Start DATA RECORDS

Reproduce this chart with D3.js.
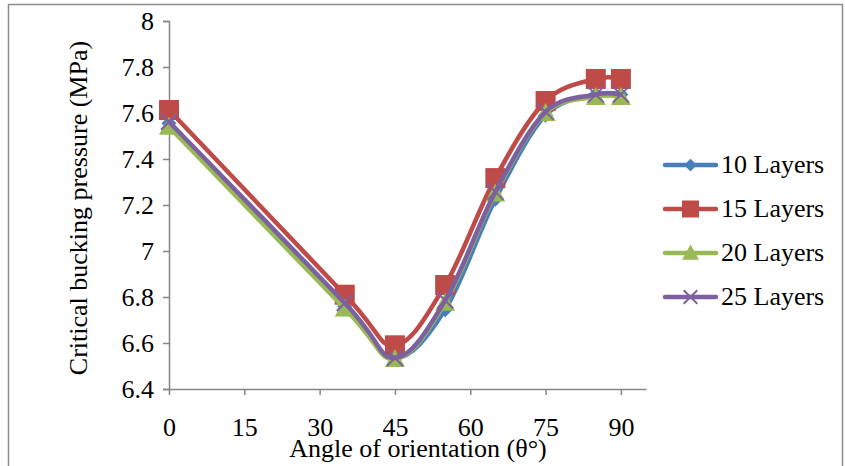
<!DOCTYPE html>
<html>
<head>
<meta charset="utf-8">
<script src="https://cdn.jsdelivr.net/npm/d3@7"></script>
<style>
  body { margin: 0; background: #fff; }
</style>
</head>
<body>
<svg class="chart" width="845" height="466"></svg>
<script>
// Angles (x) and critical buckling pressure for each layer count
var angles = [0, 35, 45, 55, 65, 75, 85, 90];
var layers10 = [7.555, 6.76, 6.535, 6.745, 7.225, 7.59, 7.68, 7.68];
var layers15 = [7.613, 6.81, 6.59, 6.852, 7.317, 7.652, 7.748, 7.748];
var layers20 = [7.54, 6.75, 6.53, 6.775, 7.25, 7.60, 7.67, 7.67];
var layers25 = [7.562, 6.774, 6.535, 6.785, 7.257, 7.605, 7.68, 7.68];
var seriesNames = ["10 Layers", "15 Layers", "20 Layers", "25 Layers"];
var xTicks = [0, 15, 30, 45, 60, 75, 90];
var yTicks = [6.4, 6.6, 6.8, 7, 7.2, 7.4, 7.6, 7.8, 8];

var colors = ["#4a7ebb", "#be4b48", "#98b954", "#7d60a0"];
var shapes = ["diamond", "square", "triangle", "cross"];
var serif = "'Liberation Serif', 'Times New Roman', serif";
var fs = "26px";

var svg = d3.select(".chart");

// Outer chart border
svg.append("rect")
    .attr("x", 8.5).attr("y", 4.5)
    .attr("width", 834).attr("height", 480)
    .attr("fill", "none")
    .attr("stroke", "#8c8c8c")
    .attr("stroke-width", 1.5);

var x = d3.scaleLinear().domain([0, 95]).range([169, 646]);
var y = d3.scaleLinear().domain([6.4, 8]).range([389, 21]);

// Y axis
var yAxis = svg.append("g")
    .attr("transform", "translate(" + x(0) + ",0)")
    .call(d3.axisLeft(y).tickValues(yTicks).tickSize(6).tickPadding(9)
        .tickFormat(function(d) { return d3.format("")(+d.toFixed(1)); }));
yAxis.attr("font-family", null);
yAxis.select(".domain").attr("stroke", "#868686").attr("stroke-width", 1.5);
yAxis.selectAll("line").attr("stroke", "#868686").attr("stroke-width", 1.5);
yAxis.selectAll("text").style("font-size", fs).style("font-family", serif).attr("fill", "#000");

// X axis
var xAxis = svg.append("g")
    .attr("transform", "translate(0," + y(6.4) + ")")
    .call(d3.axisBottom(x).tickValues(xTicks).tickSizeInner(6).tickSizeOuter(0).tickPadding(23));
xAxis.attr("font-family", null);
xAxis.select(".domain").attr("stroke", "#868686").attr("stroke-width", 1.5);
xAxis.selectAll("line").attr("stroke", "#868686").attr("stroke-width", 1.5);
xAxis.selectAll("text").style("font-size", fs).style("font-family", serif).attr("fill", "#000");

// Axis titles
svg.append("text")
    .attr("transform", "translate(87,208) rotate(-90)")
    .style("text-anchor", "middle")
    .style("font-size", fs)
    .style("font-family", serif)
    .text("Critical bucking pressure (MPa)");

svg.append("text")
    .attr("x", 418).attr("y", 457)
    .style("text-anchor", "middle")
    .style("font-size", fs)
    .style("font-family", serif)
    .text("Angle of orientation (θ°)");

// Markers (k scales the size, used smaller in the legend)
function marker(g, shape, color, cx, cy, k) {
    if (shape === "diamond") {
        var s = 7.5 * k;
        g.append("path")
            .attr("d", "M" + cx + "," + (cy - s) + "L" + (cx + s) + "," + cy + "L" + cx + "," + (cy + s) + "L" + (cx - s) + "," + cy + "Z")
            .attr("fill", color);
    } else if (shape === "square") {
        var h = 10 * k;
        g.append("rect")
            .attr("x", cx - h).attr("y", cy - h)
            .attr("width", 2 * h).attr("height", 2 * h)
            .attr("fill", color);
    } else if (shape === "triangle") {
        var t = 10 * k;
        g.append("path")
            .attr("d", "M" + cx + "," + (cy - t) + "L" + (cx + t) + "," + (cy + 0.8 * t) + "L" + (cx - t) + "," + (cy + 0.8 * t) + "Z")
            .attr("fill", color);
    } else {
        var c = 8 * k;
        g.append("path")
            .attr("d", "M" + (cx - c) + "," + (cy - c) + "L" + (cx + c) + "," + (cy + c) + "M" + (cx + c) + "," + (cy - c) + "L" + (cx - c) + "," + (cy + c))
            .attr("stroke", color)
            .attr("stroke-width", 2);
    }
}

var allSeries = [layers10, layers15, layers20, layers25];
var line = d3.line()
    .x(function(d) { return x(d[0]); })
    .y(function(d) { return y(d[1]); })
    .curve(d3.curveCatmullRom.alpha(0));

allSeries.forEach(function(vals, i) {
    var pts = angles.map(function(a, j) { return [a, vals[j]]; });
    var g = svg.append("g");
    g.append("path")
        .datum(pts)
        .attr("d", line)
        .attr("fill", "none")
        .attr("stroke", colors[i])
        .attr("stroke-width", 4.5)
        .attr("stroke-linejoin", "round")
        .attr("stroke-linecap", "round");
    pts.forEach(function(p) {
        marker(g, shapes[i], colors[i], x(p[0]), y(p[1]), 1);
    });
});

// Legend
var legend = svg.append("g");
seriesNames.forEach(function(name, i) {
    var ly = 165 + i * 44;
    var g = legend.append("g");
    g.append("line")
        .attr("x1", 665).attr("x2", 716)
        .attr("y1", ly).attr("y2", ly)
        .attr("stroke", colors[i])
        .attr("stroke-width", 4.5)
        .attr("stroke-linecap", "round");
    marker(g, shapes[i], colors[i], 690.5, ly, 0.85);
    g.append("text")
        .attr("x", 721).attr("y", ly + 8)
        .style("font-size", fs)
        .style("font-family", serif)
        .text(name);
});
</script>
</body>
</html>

End DATA RECORDS
Start DATA RECORDS

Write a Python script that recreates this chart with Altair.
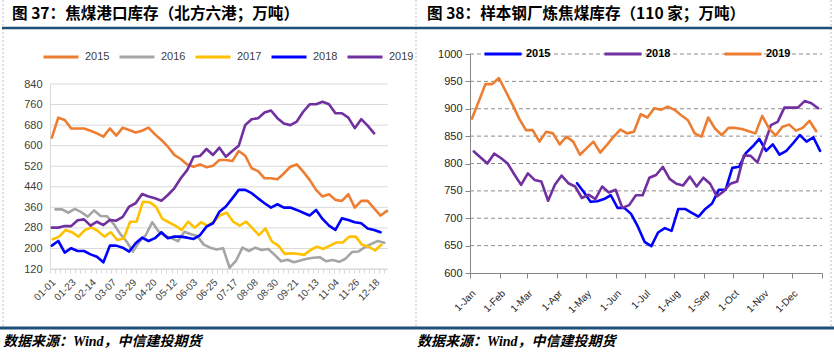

End DATA RECORDS

EXERCISE.
In the listing above, find the line with "Reproduce this chart with D3.js." and the line with "var y = d3.scaleLinear().domain([6.4, 8]).range([389, 21]);". Set down both and every line between them, minus the pictures.

TASK RESULT.
Reproduce this chart with D3.js.
<!DOCTYPE html>
<html>
<head>
<meta charset="utf-8">
<script src="https://cdn.jsdelivr.net/npm/d3@7"></script>
<style>
  body { margin: 0; background: #fff; }
</style>
</head>
<body>
<svg class="chart" width="845" height="466"></svg>
<script>
// Angles (x) and critical buckling pressure for each layer count
var angles = [0, 35, 45, 55, 65, 75, 85, 90];
var layers10 = [7.555, 6.76, 6.535, 6.745, 7.225, 7.59, 7.68, 7.68];
var layers15 = [7.613, 6.81, 6.59, 6.852, 7.317, 7.652, 7.748, 7.748];
var layers20 = [7.54, 6.75, 6.53, 6.775, 7.25, 7.60, 7.67, 7.67];
var layers25 = [7.562, 6.774, 6.535, 6.785, 7.257, 7.605, 7.68, 7.68];
var seriesNames = ["10 Layers", "15 Layers", "20 Layers", "25 Layers"];
var xTicks = [0, 15, 30, 45, 60, 75, 90];
var yTicks = [6.4, 6.6, 6.8, 7, 7.2, 7.4, 7.6, 7.8, 8];

var colors = ["#4a7ebb", "#be4b48", "#98b954", "#7d60a0"];
var shapes = ["diamond", "square", "triangle", "cross"];
var serif = "'Liberation Serif', 'Times New Roman', serif";
var fs = "26px";

var svg = d3.select(".chart");

// Outer chart border
svg.append("rect")
    .attr("x", 8.5).attr("y", 4.5)
    .attr("width", 834).attr("height", 480)
    .attr("fill", "none")
    .attr("stroke", "#8c8c8c")
    .attr("stroke-width", 1.5);

var x = d3.scaleLinear().domain([0, 95]).range([169, 646]);
var y = d3.scaleLinear().domain([6.4, 8]).range([389, 21]);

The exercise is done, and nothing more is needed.